-- BEGIN RAW RECORDS --
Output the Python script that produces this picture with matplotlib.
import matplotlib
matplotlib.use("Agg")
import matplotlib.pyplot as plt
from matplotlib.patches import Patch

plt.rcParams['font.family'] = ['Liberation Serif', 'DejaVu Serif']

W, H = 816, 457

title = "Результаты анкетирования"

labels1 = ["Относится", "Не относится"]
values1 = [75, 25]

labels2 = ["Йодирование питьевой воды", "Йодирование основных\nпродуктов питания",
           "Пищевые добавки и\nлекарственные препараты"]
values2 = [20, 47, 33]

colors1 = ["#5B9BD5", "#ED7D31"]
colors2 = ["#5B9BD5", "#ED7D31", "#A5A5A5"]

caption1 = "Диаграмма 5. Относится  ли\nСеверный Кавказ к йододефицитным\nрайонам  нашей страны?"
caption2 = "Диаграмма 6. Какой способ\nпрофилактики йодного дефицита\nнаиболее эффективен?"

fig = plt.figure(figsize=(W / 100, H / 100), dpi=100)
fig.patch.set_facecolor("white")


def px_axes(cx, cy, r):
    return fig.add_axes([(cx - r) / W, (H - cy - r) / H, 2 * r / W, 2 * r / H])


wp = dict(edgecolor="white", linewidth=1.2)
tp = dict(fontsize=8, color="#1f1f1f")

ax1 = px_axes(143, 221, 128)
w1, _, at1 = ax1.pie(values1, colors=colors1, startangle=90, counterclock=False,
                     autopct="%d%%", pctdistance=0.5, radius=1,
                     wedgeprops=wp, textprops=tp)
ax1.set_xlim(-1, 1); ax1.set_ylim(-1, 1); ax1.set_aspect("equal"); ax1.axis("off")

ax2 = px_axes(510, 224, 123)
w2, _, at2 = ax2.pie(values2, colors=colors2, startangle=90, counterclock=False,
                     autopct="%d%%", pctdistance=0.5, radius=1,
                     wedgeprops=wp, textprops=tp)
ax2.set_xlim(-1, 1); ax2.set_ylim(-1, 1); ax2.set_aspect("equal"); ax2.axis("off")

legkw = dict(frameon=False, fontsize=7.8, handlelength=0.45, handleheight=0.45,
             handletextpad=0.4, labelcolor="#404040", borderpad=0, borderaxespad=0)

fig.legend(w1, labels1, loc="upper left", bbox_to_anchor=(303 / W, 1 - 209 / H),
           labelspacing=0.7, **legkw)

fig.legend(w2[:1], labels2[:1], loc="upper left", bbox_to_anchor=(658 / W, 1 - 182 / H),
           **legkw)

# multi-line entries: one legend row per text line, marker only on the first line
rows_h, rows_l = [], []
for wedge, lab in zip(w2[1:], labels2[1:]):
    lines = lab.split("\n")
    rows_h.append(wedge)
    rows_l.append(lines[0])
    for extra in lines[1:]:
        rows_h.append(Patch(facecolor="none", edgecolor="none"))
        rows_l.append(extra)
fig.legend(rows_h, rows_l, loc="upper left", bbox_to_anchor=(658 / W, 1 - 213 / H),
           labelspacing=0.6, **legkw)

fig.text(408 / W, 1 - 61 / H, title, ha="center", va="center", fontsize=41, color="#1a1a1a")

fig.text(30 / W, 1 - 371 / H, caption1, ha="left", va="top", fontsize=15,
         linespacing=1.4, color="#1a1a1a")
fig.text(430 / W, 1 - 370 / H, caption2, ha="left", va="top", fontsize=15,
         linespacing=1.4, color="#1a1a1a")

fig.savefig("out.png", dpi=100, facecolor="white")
-- END RAW RECORDS --
-- BEGIN RAW RECORDS --
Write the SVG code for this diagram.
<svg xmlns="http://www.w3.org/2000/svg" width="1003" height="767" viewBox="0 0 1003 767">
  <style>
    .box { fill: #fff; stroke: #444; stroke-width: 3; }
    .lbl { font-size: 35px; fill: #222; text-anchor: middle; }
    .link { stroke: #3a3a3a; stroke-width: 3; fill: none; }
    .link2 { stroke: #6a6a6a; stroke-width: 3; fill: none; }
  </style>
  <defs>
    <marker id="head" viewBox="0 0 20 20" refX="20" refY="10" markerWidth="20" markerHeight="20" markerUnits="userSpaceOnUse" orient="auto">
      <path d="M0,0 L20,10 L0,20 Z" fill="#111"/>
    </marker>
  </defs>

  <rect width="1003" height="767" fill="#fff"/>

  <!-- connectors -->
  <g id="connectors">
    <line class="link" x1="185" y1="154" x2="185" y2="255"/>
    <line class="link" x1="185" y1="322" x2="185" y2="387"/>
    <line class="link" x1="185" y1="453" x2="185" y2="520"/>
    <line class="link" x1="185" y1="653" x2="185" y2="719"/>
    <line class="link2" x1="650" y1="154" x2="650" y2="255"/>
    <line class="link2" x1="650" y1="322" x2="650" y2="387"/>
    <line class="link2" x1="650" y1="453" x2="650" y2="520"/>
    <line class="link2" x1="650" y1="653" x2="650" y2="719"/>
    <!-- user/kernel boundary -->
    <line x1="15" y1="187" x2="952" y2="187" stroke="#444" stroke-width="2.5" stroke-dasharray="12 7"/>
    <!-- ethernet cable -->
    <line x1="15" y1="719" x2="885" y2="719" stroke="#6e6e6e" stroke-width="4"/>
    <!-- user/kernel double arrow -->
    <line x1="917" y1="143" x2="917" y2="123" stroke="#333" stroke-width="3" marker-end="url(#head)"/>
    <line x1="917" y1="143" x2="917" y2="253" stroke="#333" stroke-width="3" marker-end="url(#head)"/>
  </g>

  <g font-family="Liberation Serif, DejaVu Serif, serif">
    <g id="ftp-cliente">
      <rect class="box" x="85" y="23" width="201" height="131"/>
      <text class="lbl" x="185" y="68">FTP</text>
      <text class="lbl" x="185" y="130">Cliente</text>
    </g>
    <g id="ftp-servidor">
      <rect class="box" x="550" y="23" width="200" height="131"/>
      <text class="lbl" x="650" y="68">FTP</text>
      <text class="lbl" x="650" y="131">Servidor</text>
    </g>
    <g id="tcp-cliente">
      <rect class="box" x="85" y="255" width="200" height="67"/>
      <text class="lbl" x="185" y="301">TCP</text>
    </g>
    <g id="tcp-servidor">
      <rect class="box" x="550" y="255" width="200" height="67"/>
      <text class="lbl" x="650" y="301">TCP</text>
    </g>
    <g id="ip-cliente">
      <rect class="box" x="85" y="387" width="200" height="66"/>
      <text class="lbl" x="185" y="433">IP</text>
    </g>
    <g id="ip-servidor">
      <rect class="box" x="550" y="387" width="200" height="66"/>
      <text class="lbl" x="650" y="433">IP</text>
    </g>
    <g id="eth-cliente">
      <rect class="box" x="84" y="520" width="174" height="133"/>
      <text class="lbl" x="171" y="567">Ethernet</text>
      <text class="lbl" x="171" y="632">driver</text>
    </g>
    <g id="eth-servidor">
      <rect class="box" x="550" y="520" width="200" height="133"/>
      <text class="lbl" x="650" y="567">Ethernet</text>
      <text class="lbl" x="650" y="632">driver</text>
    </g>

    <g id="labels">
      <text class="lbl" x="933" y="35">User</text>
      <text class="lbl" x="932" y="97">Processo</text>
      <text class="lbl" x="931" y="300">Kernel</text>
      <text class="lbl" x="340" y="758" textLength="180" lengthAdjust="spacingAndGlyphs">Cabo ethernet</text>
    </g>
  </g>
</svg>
-- END RAW RECORDS --
-- BEGIN RAW RECORDS --
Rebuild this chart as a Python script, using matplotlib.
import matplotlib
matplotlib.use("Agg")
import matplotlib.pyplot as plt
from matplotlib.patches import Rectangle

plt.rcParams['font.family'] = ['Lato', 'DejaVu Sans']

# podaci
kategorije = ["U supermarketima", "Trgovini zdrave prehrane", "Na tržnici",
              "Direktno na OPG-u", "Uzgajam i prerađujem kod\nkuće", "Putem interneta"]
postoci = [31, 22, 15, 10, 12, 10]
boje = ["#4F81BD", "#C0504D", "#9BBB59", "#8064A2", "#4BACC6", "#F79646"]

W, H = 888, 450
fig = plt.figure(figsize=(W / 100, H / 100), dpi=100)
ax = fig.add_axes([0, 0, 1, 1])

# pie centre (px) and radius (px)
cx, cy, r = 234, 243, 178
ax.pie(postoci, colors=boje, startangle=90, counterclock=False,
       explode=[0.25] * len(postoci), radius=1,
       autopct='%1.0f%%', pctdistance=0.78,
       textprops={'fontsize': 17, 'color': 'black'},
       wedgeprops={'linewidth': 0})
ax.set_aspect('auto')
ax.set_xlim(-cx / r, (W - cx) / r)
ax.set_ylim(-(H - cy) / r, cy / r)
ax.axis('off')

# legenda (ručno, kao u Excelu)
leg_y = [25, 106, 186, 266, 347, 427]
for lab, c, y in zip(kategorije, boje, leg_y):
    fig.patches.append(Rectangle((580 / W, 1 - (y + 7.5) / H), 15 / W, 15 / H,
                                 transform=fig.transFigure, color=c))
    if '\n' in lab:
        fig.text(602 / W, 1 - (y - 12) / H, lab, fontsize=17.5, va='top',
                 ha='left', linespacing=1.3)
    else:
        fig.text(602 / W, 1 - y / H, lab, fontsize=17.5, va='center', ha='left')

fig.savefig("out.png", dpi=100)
-- END RAW RECORDS --
_WORK TO COMPLETE_
Using the records above, gather all lines where the string "this" is present.

_OUTPUT OF THE EXERCISE_
Output the Python script that produces this picture with matplotlib.
Write the SVG code for this diagram.
Rebuild this chart as a Python script, using matplotlib.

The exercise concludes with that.